California Governor Gavin Newsom signed legislation on Monday allowing pharmacists in the state to dispense HIV prevention pills to patients without a prescription, according to The Guardian.

Supporters of the legislation claim that it will greatly reduce the spread of the infection.

Pre-exposure prophylaxis, also called PrEP, and post-exposure prophylaxis, known as PEP, are the pills approved for distribution sans prescriptions.

PrEP is taken once a day for HIV negative people while PEP is a medication taken to prevent the virus from taking hold. If started within 72 hours of exposure to the virus, PEP significantly reduces the risk of infection. This time frame is critical, and helps individuals not able to access doctors that quickly.

The legislation limits the number of PrEP pills patients can receive without a physician’s note for up to 60 days. Furthermore, the law prohibits insurance companies from requiring prior authorization to obtain the pills.

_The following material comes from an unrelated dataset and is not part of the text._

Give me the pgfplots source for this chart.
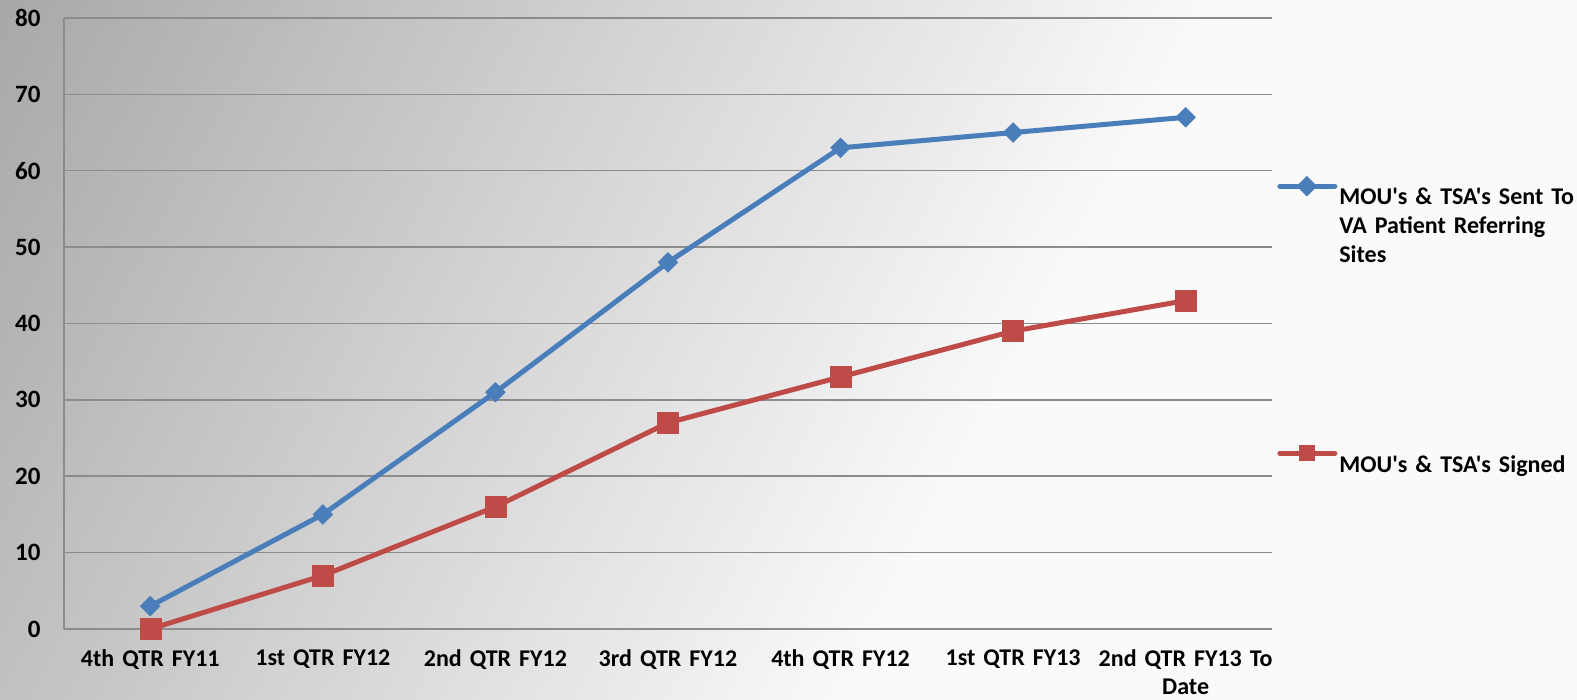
\documentclass[border=0pt]{standalone}
\usepackage{pgfplots}
\pgfplotsset{compat=1.18}
\usepackage{fontspec}
\setmainfont{Carlito}[Ligatures=TeXOff]
\definecolor{sblue}{HTML}{4A7EBB}
\definecolor{sred}{HTML}{BE4B48}
\definecolor{gridc}{HTML}{8C8C8C}
\definecolor{bgA}{HTML}{A8A8A8}
\definecolor{bgB}{HTML}{FAFAFA}
\pgfdeclarehorizontalshading{bgshade}{100bp}{color(0bp)=(bgA); color(28.5bp)=(bgA); color(55.5bp)=(bgB); color(100bp)=(bgB)}
\begin{document}
\begin{tikzpicture}[x=1pt,y=1pt]
\useasboundingbox (0,0) rectangle (1577,700);
\begin{scope}
\clip (0,0) rectangle (1577,700);
\shade[shading=bgshade, shading angle=-28] (-211.5,-650) rectangle (1788.5,1350);
\end{scope}
\pgfplotsset{
  common/.style={
    at={(64pt,71pt)}, anchor=south west, scale only axis,
    width=1208pt, height=611pt,
    xmin=-0.5, xmax=6.5, ymin=0, ymax=80,
  },
}
\begin{axis}[common,
  ytick={0,10,...,80}, xtick={0,...,6},
  xticklabels={4th QTR FY11, 1st QTR FY12, 2nd QTR FY12, 3rd QTR FY12, 4th QTR FY12, 1st QTR FY13, {2nd QTR FY13 To\\Date}},
  ymajorgrids, grid style={gridc, line width=1.5pt},
  axis x line*=bottom, axis y line*=left,
  axis line style={gridc, line width=1.5pt, -},
  major tick length=0pt,
  /pgf/number format/assume math mode=true,
  yticklabel style={font=\fontsize{25}{30}\selectfont\bfseries, anchor=east, xshift=-20pt},
  xticklabel style={font=\fontsize{24}{28}\selectfont\bfseries, text width=240pt, align=center, anchor=north, yshift=-17pt},
  legend style={draw=none, fill=none, inner sep=0pt, outer sep=0pt,
      font=\fontsize{24}{29}\selectfont\bfseries,
      cells={anchor=north west, text width=240pt, align=left},
      at={(1.0045,0.741)}, anchor=north west},
  legend image code/.code={\draw[#1, mark repeat=2, mark phase=2, line cap=round]
      plot coordinates {(0pt,0pt) (27pt,0pt) (55pt,0pt)};},
]
\addplot[sblue, line width=5pt, line join=round, mark=square*,
  mark options={rotate=45, solid, fill=sblue, draw=sblue, line width=0.5pt, mark size=7pt}]
  coordinates {(0,3) (1,15) (2,31) (3,48) (4,63) (5,65) (6,67)};
\addlegendentry{MOU's \& TSA's Sent To VA Patient Referring Sites}
\addplot[sred, line width=5pt, line join=round, mark=square*,
  mark options={solid, fill=sred, draw=sred, line width=0.5pt, mark size=10.5pt}]
  coordinates {(0,0) (1,7) (2,16) (3,27) (4,33) (5,39) (6,43)};
\end{axis}
\begin{axis}[common, hide axis,
  legend style={draw=none, fill=none, inner sep=0pt, outer sep=0pt,
      font=\fontsize{24}{29}\selectfont\bfseries,
      cells={anchor=north west, text width=240pt, align=left},
      at={(1.0045,0.300)}, anchor=north west},
  legend image code/.code={\draw[#1, mark repeat=2, mark phase=2, line cap=round]
      plot coordinates {(0pt,0pt) (27pt,0pt) (55pt,0pt)};},
]
\addlegendimage{sred, line width=5pt, mark=square*,
  mark options={solid, fill=sred, draw=sred, line width=0.5pt, mark size=7.5pt}}
\addlegendentry{MOU's \& TSA's Signed}
\end{axis}
\end{tikzpicture}
\end{document}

Nearly 30,000 people in California use PrEP and 6,000 use PEP, according to the California Health Benefits Review Program. Senator Scott Wiener helped author the bill as he has publicly stated that he takes PrEP as an HIV prevention strategy.

“To end new HIV infections, we must dramatically expand access to PrEP and PEP, yet far too many Californians who need these drugs struggle to access them,” he said.